UPDATED 14:10 EST / MAY 10 2023

CLOUD

Google boosts AI training with A3 virtual machines powered by Nvidia’s H100 GPUs

Google Cloud is expanding its portfolio of virtual machines for training and running artificial intelligence and machine learning models with the launch of its A3 supercomputers.

Announced at Google I/O today, the Google Compute Engine A3 supercomputers are purpose-built VMs equipped to train and serve the most advanced AI models, including those that advance progress in the exciting area of generative AI, the company said.

State-of-the-art AI and machine learning requires massive amounts of computational power delivered by infrastructure that’s tailor-made for the purpose, Google Director of Product Management Roy Kim and Group Product Manager Chris Kleban explained in a co-authored blog post. With its A3 supercomputers, Google Cloud is offering a combination of Nvidia Corp.’s new H100 graphics processing units and its own leading networking advancements, ensuring customers can access the most powerful GPUs for AI workloads, Kim and Kleban said.

A single A3 supercomputer VM is powered by eight H100 GPUs built on Nvidia’s Hopper architecture, delivering three times faster compute than its predecessor chip, the A100. It also offers 3.6 terabytes per second of bisectional bandwidth across those GPUs via NVSwitch and NVLink 4.0, plus integration with Intel Corp.’s 4th Gen Xeon Scalable processors to offload administrative tasks.

The A3 supercomputer is the first GPU instance to leverage Google’s custom-designed Intel Infrastructure Processing Units to accelerate GPU to central processing unit data transfers by bypassing the CPU host.

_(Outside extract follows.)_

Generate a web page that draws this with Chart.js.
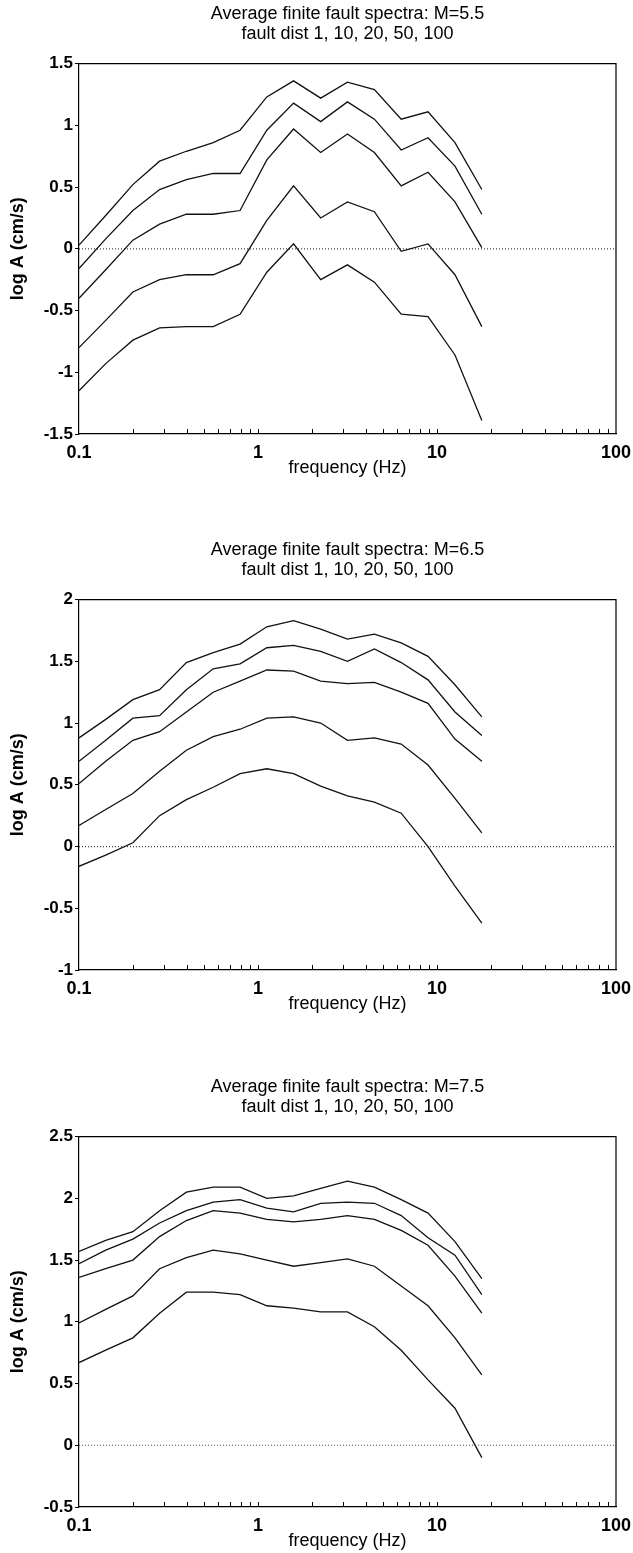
<!DOCTYPE html>
<html>
<head>
<meta charset="utf-8">
<title>Average finite fault spectra</title>
<script src="https://cdn.jsdelivr.net/npm/chart.js@4.4.1/dist/chart.umd.min.js"></script>
<style>
  html, body { margin: 0; padding: 0; background: #fff; overflow: hidden; }
  .panel { position: absolute; left: 0; width: 633px; height: 480px; }
</style>
</head>
<body>
<div class="panel" style="top:0px"><canvas id="chartM55"></canvas></div>
<div class="panel" style="top:536px"><canvas id="chartM65"></canvas></div>
<div class="panel" style="top:1073px"><canvas id="chartM75"></canvas></div>
<script>
// frequency samples (Hz), shared by every curve
const freqHz = [0.1, 0.141, 0.2, 0.282, 0.398, 0.562, 0.794, 1.12, 1.58, 2.24, 3.16, 4.47, 6.31, 8.91, 12.6, 17.8];

// x axis: labelled decades and minor tick positions
const xTickLabels = [0.1, 1, 10, 100];
const xMinorTicks = [0.2, 0.3, 0.4, 0.5, 0.6, 0.7, 0.8, 0.9, 2, 3, 4, 5, 6, 7, 8, 9, 20, 30, 40, 50, 60, 70, 80, 90];

// M=5.5, fault distance 1, 10, 20, 50, 100 km (top to bottom)
const m55Dist1 = [0.03, 0.27, 0.52, 0.71, 0.79, 0.86, 0.96, 1.23, 1.36, 1.22, 1.35, 1.29, 1.05, 1.11, 0.86, 0.48];
const m55Dist10 = [-0.16, 0.08, 0.31, 0.48, 0.56, 0.61, 0.61, 0.96, 1.18, 1.03, 1.19, 1.05, 0.80, 0.90, 0.67, 0.28];
const m55Dist20 = [-0.40, -0.17, 0.07, 0.20, 0.28, 0.28, 0.31, 0.72, 0.97, 0.78, 0.93, 0.78, 0.51, 0.62, 0.38, 0.01];
const m55Dist50 = [-0.80, -0.58, -0.35, -0.25, -0.21, -0.21, -0.12, 0.23, 0.51, 0.25, 0.38, 0.30, -0.02, 0.04, -0.21, -0.63];
const m55Dist100 = [-1.15, -0.93, -0.74, -0.64, -0.63, -0.63, -0.53, -0.19, 0.04, -0.25, -0.13, -0.27, -0.53, -0.55, -0.86, -1.39];
const m55YRange = [-1.5, 1.5];

// M=6.5
const m65Dist1 = [0.88, 1.03, 1.19, 1.27, 1.49, 1.57, 1.64, 1.78, 1.83, 1.76, 1.68, 1.72, 1.65, 1.54, 1.31, 1.05];
const m65Dist10 = [0.69, 0.86, 1.04, 1.06, 1.27, 1.44, 1.48, 1.61, 1.63, 1.58, 1.50, 1.60, 1.49, 1.35, 1.09, 0.90];
const m65Dist20 = [0.51, 0.69, 0.86, 0.93, 1.09, 1.25, 1.34, 1.43, 1.42, 1.34, 1.32, 1.33, 1.25, 1.16, 0.87, 0.69];
const m65Dist50 = [0.17, 0.30, 0.43, 0.61, 0.78, 0.89, 0.95, 1.04, 1.05, 1.00, 0.86, 0.88, 0.83, 0.66, 0.39, 0.11];
const m65Dist100 = [-0.16, -0.07, 0.03, 0.25, 0.38, 0.48, 0.59, 0.63, 0.59, 0.49, 0.41, 0.36, 0.27, 0.00, -0.32, -0.62];
const m65YRange = [-1, 2];

// M=7.5
const m75Dist1 = [1.57, 1.66, 1.73, 1.90, 2.05, 2.09, 2.09, 2.00, 2.02, 2.08, 2.14, 2.09, 1.99, 1.88, 1.65, 1.35];
const m75Dist10 = [1.47, 1.58, 1.67, 1.80, 1.90, 1.97, 1.99, 1.92, 1.89, 1.96, 1.97, 1.96, 1.86, 1.68, 1.54, 1.22];
const m75Dist20 = [1.36, 1.43, 1.50, 1.69, 1.82, 1.90, 1.88, 1.83, 1.81, 1.83, 1.86, 1.83, 1.74, 1.62, 1.37, 1.07];
const m75Dist50 = [0.99, 1.10, 1.21, 1.43, 1.52, 1.58, 1.55, 1.50, 1.45, 1.48, 1.51, 1.45, 1.29, 1.13, 0.87, 0.57];
const m75Dist100 = [0.67, 0.77, 0.87, 1.07, 1.24, 1.24, 1.22, 1.13, 1.11, 1.08, 1.08, 0.96, 0.77, 0.53, 0.30, -0.10];
const m75YRange = [-0.5, 2.5];

const subtitle = 'fault dist 1, 10, 20, 50, 100';

Chart.defaults.font.family = '"Liberation Sans", Arial, Helvetica, sans-serif';
Chart.defaults.color = '#000';

/**
 * Draws the frame's top/right edges and the inward ticks on the x axis
 */
const frameAndTicks = {
  id: 'frameAndTicks',
  afterDraw(chart) {
    const { ctx, chartArea: a } = chart;
    const xs = chart.scales.x;
    ctx.save();
    ctx.strokeStyle = '#000';
    ctx.lineWidth = 1.2;
    ctx.beginPath();
    ctx.moveTo(a.left, a.top);
    ctx.lineTo(a.right, a.top);
    ctx.lineTo(a.right, a.bottom);
    ctx.stroke();

    ctx.lineWidth = 1;
    ctx.beginPath();
    xMinorTicks.concat([1, 10]).forEach(v => {
      const px = Math.round(xs.getPixelForValue(v)) + 0.5;
      ctx.moveTo(px, a.bottom);
      ctx.lineTo(px, a.bottom - 5);
    });
    ctx.stroke();
    ctx.restore();
  }
};

/**
 * Builds one spectra panel
 * @param {string} canvasId - The ID of the canvas element
 * @param {string} magnitude - Magnitude label for the title
 * @param {Array} curves - Array of y arrays, one per fault distance
 * @param {Array} yRange - [min, max] of the y axis
 */
function createSpectraChart(canvasId, magnitude, curves, yRange) {
  const ctx = document.getElementById(canvasId);
  if (!ctx) {
    console.error(`Canvas element with ID '${canvasId}' not found.`);
    return null;
  }

  const datasets = curves.map(values => ({
    data: freqHz.map((f, i) => ({ x: f, y: values[i] })),
    borderColor: '#111',
    borderWidth: 1.3,
    pointRadius: 0,
    tension: 0,
    fill: false,
  }));

  // dotted zero reference line
  datasets.push({
    data: [{ x: xTickLabels[0], y: 0 }, { x: xTickLabels[xTickLabels.length - 1], y: 0 }],
    borderColor: '#444',
    borderWidth: 1.2,
    borderDash: [1, 2],
    pointRadius: 0,
    fill: false,
  });

  return new Chart(ctx, {
    type: 'line',
    data: { datasets: datasets },
    plugins: [frameAndTicks],
    options: {
      responsive: true,
      maintainAspectRatio: false,
      animation: false,
      events: [],
      layout: { padding: { top: 4, left: 0, right: 17, bottom: 0 } },
      plugins: {
        legend: { display: false },
        tooltip: { enabled: false },
        title: {
          display: true,
          fullSize: false,
          text: ['Average finite fault spectra: M=' + magnitude, subtitle],
          color: '#000',
          font: { size: 18, weight: 'normal', lineHeight: 1.1 },
          padding: { top: 0, bottom: 20 },
        },
      },
      scales: {
        x: {
          type: 'logarithmic',
          min: xTickLabels[0],
          max: xTickLabels[xTickLabels.length - 1],
          afterBuildTicks: scale => {
            scale.ticks = xTickLabels.map(v => ({ value: v }));
          },
          afterFit: scale => { scale.height = 46; },
          ticks: {
            autoSkip: false,
            maxRotation: 0,
            padding: 0,
            font: { size: 18, weight: 'bold' },
            callback: value => String(value),
          },
          grid: { display: false },
          border: { display: true, color: '#000', width: 1.2 },
          title: {
            display: true,
            text: 'frequency (Hz)',
            font: { size: 18, weight: 'normal' },
            padding: { top: 0, bottom: 1 },
          },
        },
        y: {
          min: yRange[0],
          max: yRange[1],
          afterFit: scale => { scale.width = 79; },
          ticks: {
            stepSize: 0.5,
            padding: 2,
            font: { size: 17, weight: 'bold' },
            callback: value => String(value),
          },
          grid: {
            display: true,
            drawOnChartArea: false,
            drawTicks: true,
            tickLength: 4,
            color: '#000',
          },
          border: { display: true, color: '#000', width: 1.2 },
          title: {
            display: true,
            text: 'log A (cm/s)',
            font: { size: 18, weight: 'bold' },
            padding: { top: 7, bottom: 0 },
          },
        },
      },
    },
  });
}

createSpectraChart('chartM55', '5.5', [m55Dist1, m55Dist10, m55Dist20, m55Dist50, m55Dist100], m55YRange);
createSpectraChart('chartM65', '6.5', [m65Dist1, m65Dist10, m65Dist20, m65Dist50, m65Dist100], m65YRange);
createSpectraChart('chartM75', '7.5', [m75Dist1, m75Dist10, m75Dist20, m75Dist50, m75Dist100], m75YRange);
</script>
</body>
</html>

According to Google, this increases network bandwidth by up to 10 times that of its previous generation A2 VMs.

The instances also use Google’s intelligent Jupiter data center networking fabric, which can scale across 26,000 interconnected GPUs, helping it to provide up to 26 exaFlops of AI performance. As a result, Google said, the A3 VMs will considerably improve the time and costs of training large machine learning models. Moreover, when companies transition from training to serving their models, the A3 VMs can deliver a 30-times boost in inference performance compared to the A2 VMs.

Not only are the A3 VMs incredibly powerful, but Google Cloud offers some flexible deployment options too. For instance, customers can choose to deploy the A3 VMs on Google Cloud’s Vertex AI platform for building machine learning models on a fully-managed infrastructure that’s purpose-built for high-performance training. Vertex AI was recently updated with new generative AI capabilities, increasing support for large language model development.

Alternatively, customers that wish to architect their own customized software stack can deploy the A3 supercomputers on Google Compute Engine or Google Kubernetes Engine, the company said. That will allow teams to train and serve advanced foundation models while benefiting from autoscaling, workload orchestration and automatic updates, Google said.